On the basis of that employee’s statements, police arrested Kindle, who had a prior criminal record, in January 2000.
When Kindle went to trial two years later, the prosecution’s strongest evidence, the ruling said, was the to-do list. A detective found it on a nightstand next to Kindle’s bed, records say.
The list reminded Kindle to keep track of time and check the log books at Office Depot. It also said: “Communication with manager is very important,” “Get the [money] no free rides,” and “Keep a game plan.”
Archuleta did not submit evidence supporting her description of the list as a “recipe for robbery.” Instead, she offered that interpretation in her closing argument. Showing the list to jurors, she said: “It takes a pretty confident person to leave something like this lying around.”
Takasugi knew Kindle’s supervisor at Cover-All Cleaning janitorial service could explain the list. But she didn’t present the supervisor as a witness or provide any other evidence about it. She did offer an innocent explanation in her closing argument. She suggested that the log books were used to communicate with store personnel. Other listed items, she said, referred to keeping track of time and avoiding doing free work for clients.
Kindle did not testify. For tactical reasons, defense attorneys seldom call clients to the witness stand if the prosecution’s case is weak. They don’t want to risk subjecting the defendant to cross-examination or to give prosecutors the right to reveal a criminal record. In Kindle’s case, the record included a 1988 incident in which he assaulted a police officer and fired into an occupied vehicle.
The appeals court did not second-guess Takasugi’s decision not to have Kindle testify. But it did express concern that the supervisor had not taken the stand. The supervisor was Stephen Fisher, Kindle’s brother-in-law and owner of two Cover-All franchises. Fisher had invited Kindle to the training session at Cover-All’s main office in Orange.
Fisher testified in a post-trial hearing that he had told police and Kindle’s previous lawyers that he had seen Kindle taking notes. The witness explained that each item had been a topic at the training session. Fisher, who moved to New York about two months before Kindle’s trial, said he had never received a request from Kindle’s lawyer to testify in court.
Takasugi, also testifying in the post-trial hearing, said she had tried to call Fisher six times in New York, but that he had never returned her calls.
The appeals court found that Ito had abused his discretion by denying a retrial. It said he should have considered Fisher’s statement as newly discovered evidence because Kindle’s lawyer had been “forced” to go to trial without it.
The ruling said Fisher’s account would have provided “an innocent and plausible explanation for the ‘things to do’ ” list, and it “probably would have led to a different result on retrial.”
O’Gara, the prosecutor on the case now, said Thursday that the availability of Fisher’s statement at a new trial was one of the key reasons he felt the prosecution would not prevail again.
It was particularly important, the appellate panel said, “considering how weak the eyewitness identification testimony was.”

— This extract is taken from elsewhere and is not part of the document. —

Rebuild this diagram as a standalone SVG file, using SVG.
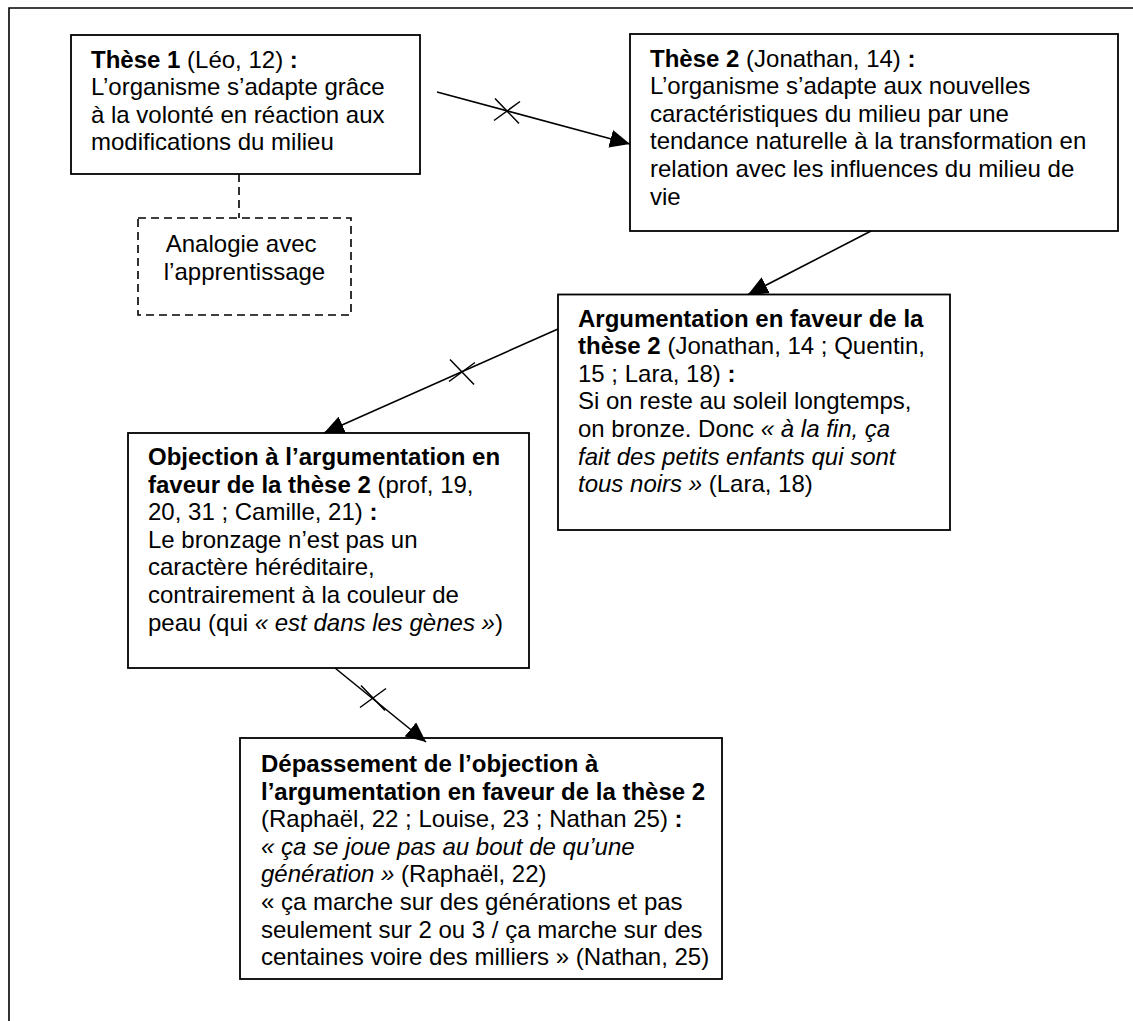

The court noted that, for seven weeks after the robbery, Kindle had mingled with Office Depot employees without raising any suspicions. Not until police put Kindle’s picture in a six-person photo lineup did five of the eight employees at the store during the incident say that he could have been the robber.
All but one witness acknowledged that they had not gotten a good look at the robber’s face, most of which was obscured by the disguise.
The customer service manager who was severely beaten provided the strongest identification when she looked at the photo lineup, saying she was 80% certain Kindle was the robber. At trial, she identified him as the robber.
The other four employees pointed to similarities between Kindle and the robber. But all four conceded that they couldn’t be sure.